We don’t give enough credit to the things that are short-term. I don’t think I’m wrong to say that most people don’t see the value in anything temporary, simply because it’s temporary. We don’t invest as much, we don’t let it affect us as much. And if we do get invested and it turns out to be temporary, we start to question the point of the whole exercise.
But honestly, so what if it’s temporary?
So what if you don’t stay best friends with your best friend at 17 all the way to when you’re 90? So what if you eventually move on to other people? So what if you don’t get married to the boy you dated at 16? SO WHAT?

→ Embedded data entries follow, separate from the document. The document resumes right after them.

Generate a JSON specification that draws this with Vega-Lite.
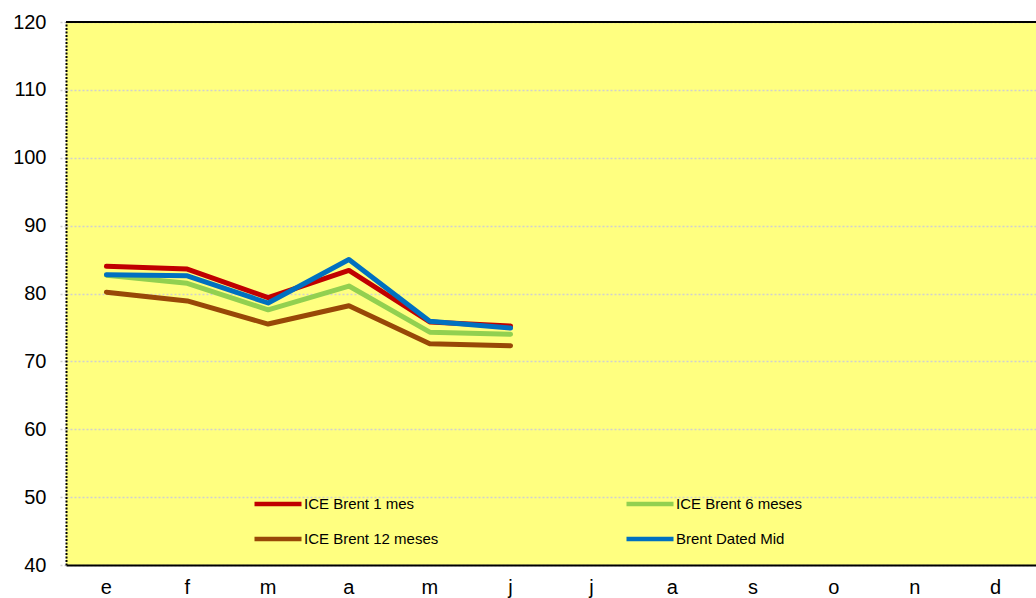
{
  "$schema": "https://vega.github.io/schema/vega-lite/v6.json",
  "width": 970,
  "height": 543,
  "autosize": {"type": "none"},
  "padding": {"left": 66, "top": 22, "right": 0, "bottom": 33},
  "background": "white",
  "config": {
    "view": {"fill": "#FFFF80", "stroke": null},
    "font": "Liberation Sans"
  },
  "data": {
    "values": [
      {"serie": "ICE Brent 12 meses", "mes": 1, "valor": 80.2},
      {"serie": "ICE Brent 12 meses", "mes": 2, "valor": 78.9},
      {"serie": "ICE Brent 12 meses", "mes": 3, "valor": 75.5},
      {"serie": "ICE Brent 12 meses", "mes": 4, "valor": 78.2},
      {"serie": "ICE Brent 12 meses", "mes": 5, "valor": 72.6},
      {"serie": "ICE Brent 12 meses", "mes": 6, "valor": 72.3},
      {"serie": "ICE Brent 6 meses", "mes": 1, "valor": 82.7},
      {"serie": "ICE Brent 6 meses", "mes": 2, "valor": 81.5},
      {"serie": "ICE Brent 6 meses", "mes": 3, "valor": 77.6},
      {"serie": "ICE Brent 6 meses", "mes": 4, "valor": 81.1},
      {"serie": "ICE Brent 6 meses", "mes": 5, "valor": 74.3},
      {"serie": "ICE Brent 6 meses", "mes": 6, "valor": 74.0},
      {"serie": "ICE Brent 1 mes", "mes": 1, "valor": 84.0},
      {"serie": "ICE Brent 1 mes", "mes": 2, "valor": 83.6},
      {"serie": "ICE Brent 1 mes", "mes": 3, "valor": 79.4},
      {"serie": "ICE Brent 1 mes", "mes": 4, "valor": 83.4},
      {"serie": "ICE Brent 1 mes", "mes": 5, "valor": 75.8},
      {"serie": "ICE Brent 1 mes", "mes": 6, "valor": 75.2},
      {"serie": "Brent Dated Mid", "mes": 1, "valor": 82.75},
      {"serie": "Brent Dated Mid", "mes": 2, "valor": 82.6},
      {"serie": "Brent Dated Mid", "mes": 3, "valor": 78.6},
      {"serie": "Brent Dated Mid", "mes": 4, "valor": 85.0},
      {"serie": "Brent Dated Mid", "mes": 5, "valor": 75.9},
      {"serie": "Brent Dated Mid", "mes": 6, "valor": 74.9}
    ]
  },
  "layer": [
    {
      "mark": {"type": "rule", "color": "black", "strokeWidth": 2},
      "encoding": {"y": {"datum": 120, "type": "quantitative", "scale": {"domain": [40, 120]}}}
    },
    {
      "mark": {"type": "line", "strokeWidth": 5, "strokeCap": "round", "strokeJoin": "round"},
      "encoding": {
        "x": {
          "field": "mes",
          "type": "ordinal",
          "scale": {"type": "band", "domain": [1,2,3,4,5,6,7,8,9,10,11,12], "paddingInner": 0, "paddingOuter": 0},
          "axis": {
            "title": null,
            "labelAngle": 0,
            "labelExpr": "['e','f','m','a','m','j','j','a','s','o','n','d'][datum.value-1]",
            "labelFontSize": 20,
            "labelColor": "black",
            "labelPadding": 12,
            "ticks": false,
            "domainColor": "black",
            "domainWidth": 2,
            "grid": false
          }
        },
        "y": {
          "field": "valor",
          "type": "quantitative",
          "scale": {"domain": [40, 120], "nice": false, "zero": false},
          "axis": {
            "title": null,
            "values": [40,50,60,70,80,90,100,110,120],
            "labelFontSize": 20,
            "labelColor": "black",
            "labelPadding": 14,
            "tickColor": "#D0D0D0",
            "tickDash": [2, 2],
            "tickWidth": 1.5,
            "tickSize": 6,
            "domainColor": "black",
            "domainDash": [2, 1.5],
            "domainWidth": 2,
            "grid": true,
            "gridColor": "#D0D0D0",
            "gridDash": [2, 2],
            "gridWidth": 1.5
          }
        },
        "color": {
          "field": "serie",
          "type": "nominal",
          "scale": {
            "domain": ["ICE Brent 1 mes", "ICE Brent 12 meses", "ICE Brent 6 meses", "Brent Dated Mid"],
            "range": ["#C00000", "#984807", "#92D050", "#0070C0"]
          },
          "legend": {
            "title": null,
            "orient": "none",
            "legendX": 186,
            "legendY": 456,
            "columns": 2,
            "columnPadding": 178,
            "rowPadding": -8,
            "symbolType": "stroke",
            "symbolSize": 2209,
            "symbolStrokeWidth": 4.5,
            "labelFontSize": 15,
            "labelColor": "black",
            "labelOffset": 0,
            "labelLimit": 300
          }
        }
      }
    }
  ]
}
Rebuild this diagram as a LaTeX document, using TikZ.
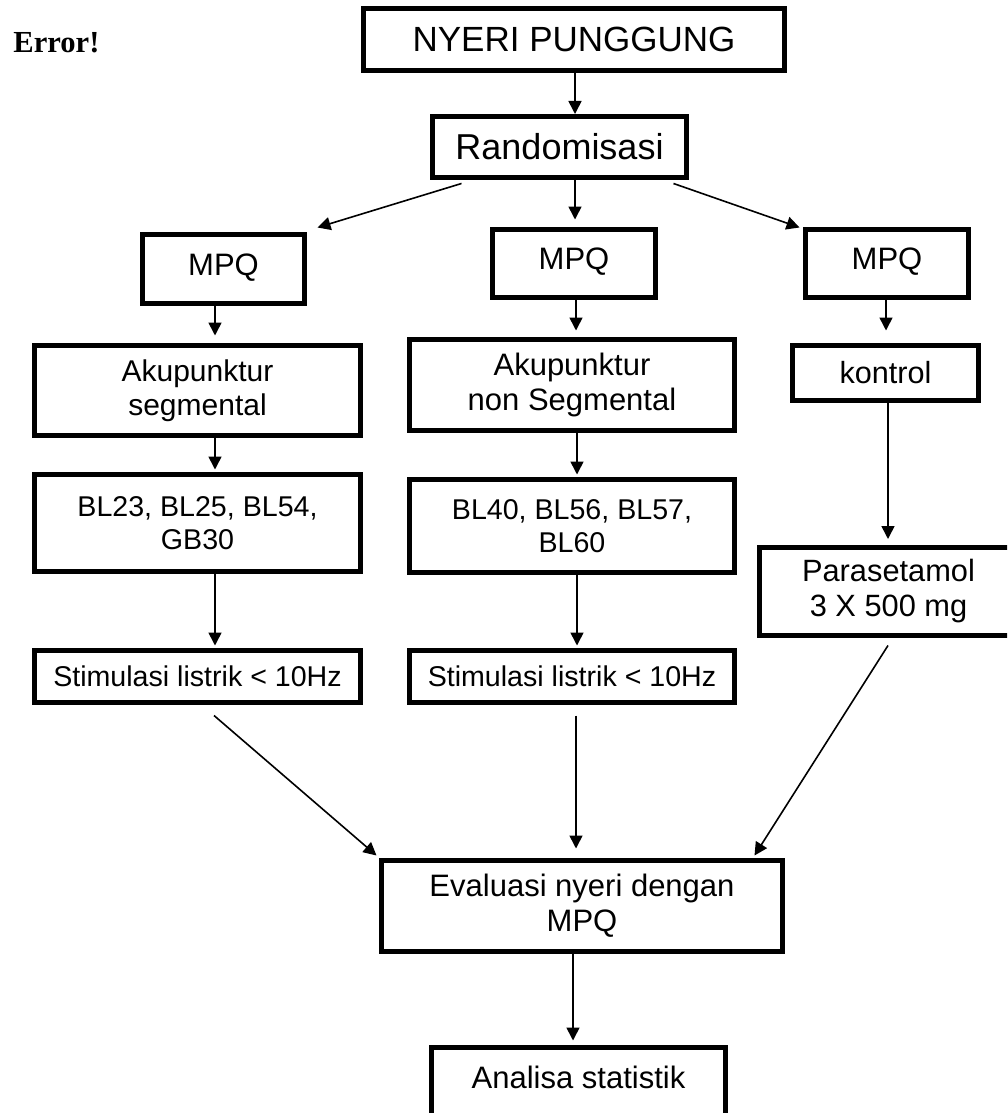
\documentclass[tikz,border=0pt]{standalone}
\usepackage{fontspec}
\setmainfont{Liberation Sans}
\newfontfamily\errfont{Liberation Serif}
\usetikzlibrary{arrows.meta,calc}
\begin{document}
\begin{tikzpicture}[x=0.5pt,y=-0.5pt,
  box/.style={draw, line width=2.5pt, inner sep=0pt, align=center},
  arr/.style={line width=0.8pt, -{Triangle[length=6.5pt,width=6.5pt]}},
  ln/.style={line width=0.8pt},
  fbig/.style={font=\fontsize{17.5}{20}\selectfont},
  fmid/.style={font=\fontsize{15.5}{17.5}\selectfont},
  fsmall/.style={font=\fontsize{14.3}{16.5}\selectfont}]
\useasboundingbox (0,0) rectangle (1007,1113);
\clip (0,0) rectangle (1007,1113);

\node[anchor=base west, inner sep=0pt, font={\errfont\bfseries\fontsize{15.3}{18}\selectfont}] (err) at (13,53) {Error!};

\node[box, fbig, minimum width=210.5pt, minimum height=31pt] (nyeri) at (574,39.5) {NYERI PUNGGUNG};
\node[box, font=\fontsize{18}{20}\selectfont, minimum width=127pt, minimum height=30.5pt] (rand) at (559.5,147) {Randomisasi};

\node[box, fmid, text depth=4.5pt, minimum width=81pt, minimum height=34.5pt] (mpq1) at (223.5,269) {MPQ};
\node[box, fmid, text depth=4.5pt, minimum width=81.5pt, minimum height=34pt] (mpq2) at (574,263.5) {MPQ};
\node[box, fmid, text depth=4.5pt, minimum width=81.5pt, minimum height=34pt] (mpq3) at (887,263.5) {MPQ};

\node[box, font=\fontsize{15}{17}\selectfont, minimum width=163pt, minimum height=45pt] (aku1) at (197.5,390.5) {Akupunktur\\segmental};
\node[box, fmid, minimum width=162.5pt, minimum height=45.5pt] (aku2) at (572,385) {Akupunktur\\non Segmental};
\node[box, font=\fontsize{15.3}{17}\selectfont, minimum width=93pt, minimum height=27.5pt] (kontrol) at (885.5,373) {kontrol};

\node[box, fsmall, minimum width=163pt, minimum height=48.5pt] (bl1) at (197.5,523) {BL23, BL25, BL54,\\GB30};
\node[box, fsmall, minimum width=162.5pt, minimum height=46.5pt] (bl2) at (572,526) {BL40, BL56, BL57,\\BL60};
\node[box, font=\fontsize{15.4}{17.5}\selectfont, minimum width=129pt, minimum height=44pt] (para) at (888.5,591.5) {Parasetamol\\3 X 500 mg};

\node[box, fsmall, minimum width=163pt, minimum height=26pt] (stim1) at (197.5,676.5) {Stimulasi listrik < 10Hz};
\node[box, fsmall, minimum width=162.5pt, minimum height=26pt] (stim2) at (572,676.5) {Stimulasi listrik < 10Hz};

\node[box, fmid, minimum width=200.5pt, minimum height=45.5pt] (eval) at (582,906) {Evaluasi nyeri dengan\\MPQ};
\node[box, fmid, text depth=5pt, minimum width=147pt, minimum height=35pt] (anal) at (578.5,1082.5) {Analisa statistik};

% connectors
\draw[arr] ($(nyeri.south)+(1,0)$) -- ($(rand.north)+(15.5,0)$);
\draw[arr] ($(rand.south west)+(31.5,3.5)$) -- ($(mpq1.north east)+(10.5,-4.5)$);
\draw[arr] ($(rand.south)+(15.5,0)$) -- ($(mpq2.north)+(1,-7.5)$);
\draw[arr] ($(rand.south east)+(-15.5,3.5)$) -- ($(mpq3.north west)+(-3.5,0.5)$);

\draw[arr] ($(mpq1.south)+(-8.5,0)$) -- ($(aku1.north)+(17.5,-7.5)$);
\draw[arr] ($(mpq2.south)+(2,0)$) -- ($(aku2.north)+(4,-6.5)$);
\draw[arr] ($(mpq3.south)+(-1,0)$) -- ($(kontrol.north)+(0.5,-12.5)$);

\draw[arr] ($(aku1.south)+(17.5,0)$) -- ($(bl1.north)+(17.5,-2.5)$);
\draw[arr] ($(aku2.south)+(5,0)$) -- ($(bl2.north)+(5,-2.5)$);
\draw[arr] ($(kontrol.south)+(2.5,0)$) -- ($(para.north)+(-0.5,-6)$);

\draw[arr] ($(bl1.south)+(17.5,-4)$) -- ($(stim1.north)+(17.5,-2.5)$);
\draw[arr] ($(bl2.south)+(5,0)$) -- ($(stim2.north)+(5,-2.5)$);

\draw[arr] ($(stim1.south)+(16.5,10.5)$) -- ($(eval.north west)+(-2.5,-2.5)$);
\draw[arr] ($(stim2.south)+(4,10.5)$) -- ($(eval.north)+(-6,-9.5)$);
\draw[arr] ($(para.south)+(-0.5,7.5)$) -- ($(eval.north east)+(-30.5,-2.5)$);

\draw[arr] ($(eval.south)+(-9,0)$) -- ($(anal.north)+(-5.5,-4.5)$);
\end{tikzpicture}
\end{document}
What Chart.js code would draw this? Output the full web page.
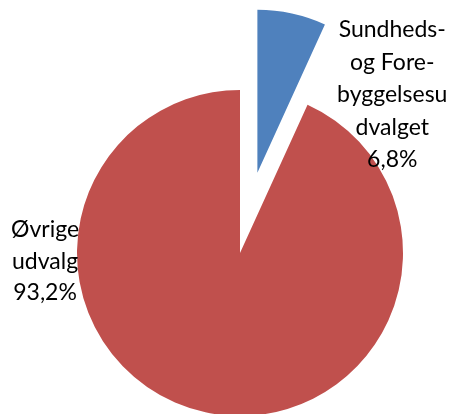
<!DOCTYPE html>
<html>
<head>
<meta charset="utf-8">
<script src="https://cdn.jsdelivr.net/npm/chart.js@4"></script>
<style>
  html, body { margin: 0; padding: 0; background: #fff; }
  #pie { display: block; }
</style>
</head>
<body>
<canvas id="pie" width="457" height="414"></canvas>
<script>
const labels = ['Sundheds- og Forebyggelsesudvalget', 'Øvrige udvalg'];
const values = [6.8, 93.2];
const colors = ['#4F81BD', '#C0504D'];
// how far each slice is pulled out of the pie, px
const explode = [82, 0];
// label lines as they wrap in the picture
const labelLines = [
  ['Sundheds-', 'og Fore-', 'byggelsesu', 'dvalget', '6,8%'],
  ['Øvrige', 'udvalg', '93,2%']
];

// chart.js' own offset also grows and narrows the arc, so move the centre instead
const explodeSlices = {
  id: 'explodeSlices',
  afterUpdate(chart) {
    chart.getDatasetMeta(0).data.forEach((arc, i) => {
      const mid = (arc.startAngle + arc.endAngle) / 2;
      arc.x += Math.cos(mid) * explode[i];
      arc.y += Math.sin(mid) * explode[i];
    });
  }
};

// draws the wrapped data labels next to each slice
const pieLabels = {
  id: 'pieLabels',
  afterDatasetsDraw(chart) {
    const arcs = chart.getDatasetMeta(0).data;
    const ctx = chart.ctx;
    const cx = arcs[1].x, cy = arcs[1].y, r = arcs[1].outerRadius;
    // position of each label block: centre x and first baseline, as fractions of radius
    const place = [
      { x: cx + 0.934 * r, y: cy - 1.325 * r, lh: 32.5 },
      { x: cx - 1.196 * r, y: cy - 0.098 * r, lh: 31.5 }
    ];
    ctx.save();
    ctx.fillStyle = '#000';
    ctx.font = '23px Lato, "Open Sans", sans-serif';
    ctx.textAlign = 'center';
    ctx.textBaseline = 'alphabetic';
    labelLines.forEach((lines, i) => {
      lines.forEach((t, j) => {
        ctx.fillText(t, place[i].x, place[i].y + j * place[i].lh);
      });
    });
    ctx.restore();
  }
};

var ctx = document.getElementById('pie').getContext('2d');

var myChart = new Chart(ctx, {
  type: 'pie',
  data: {
    labels: labels,
    datasets: [{
      data: values,
      backgroundColor: colors,
      borderWidth: 0
    }]
  },
  options: {
    responsive: false,
    animation: false,
    radius: 163,
    layout: { padding: { left: 23, right: 0, top: 92, bottom: 0 } },
    plugins: {
      legend: { display: false },
      tooltip: { enabled: false }
    }
  },
  plugins: [explodeSlices, pieLabels]
});
</script>
</body>
</html>
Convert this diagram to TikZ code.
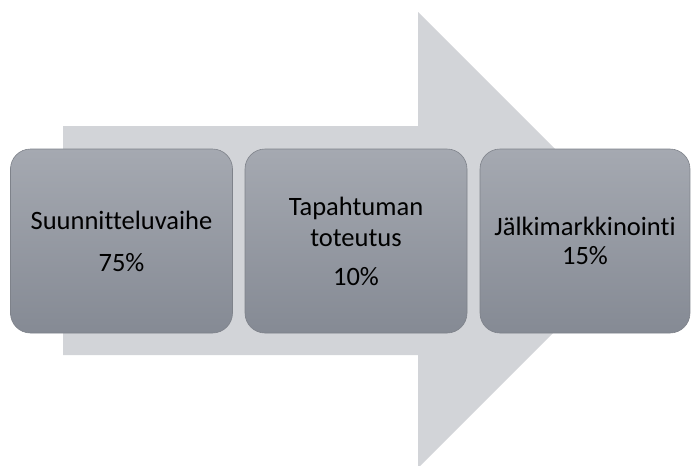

Why do we insist on trying to force every good relationship to last forever? The fact is that we cannot. People change. Circumstances change. What you want or need from a best friend/lover isn’t going to stay the same forever because you’re not going to stay the same either. People progress. Some slower than others, and that’s okay. It simply means that sometimes we outgrow our friends, or they outgrow us. It doesn’t mean the friendship wasn’t real or meaningful while it lasted, it just means they’ve served their purpose, and it’s time to find a better fit.
The word temporary is defined as “lasting, serving, or enjoyed for a limited time”. If something is temporary, does it discount from how significant it is? Ultimately, is there even anything that isn’t temporary? Life is temporary – but we don’t find it insignificant. Applying the same logic then, how can we still say that the temporary pleasures we enjoy in life are a waste of time?
If it makes you and the other people involved happy, and it teaches you something about yourself, or maybe even just offers a pillar of support for a rough time, then have at it. And when it’s over, don’t dismiss it’s significance, but be grateful for the experience.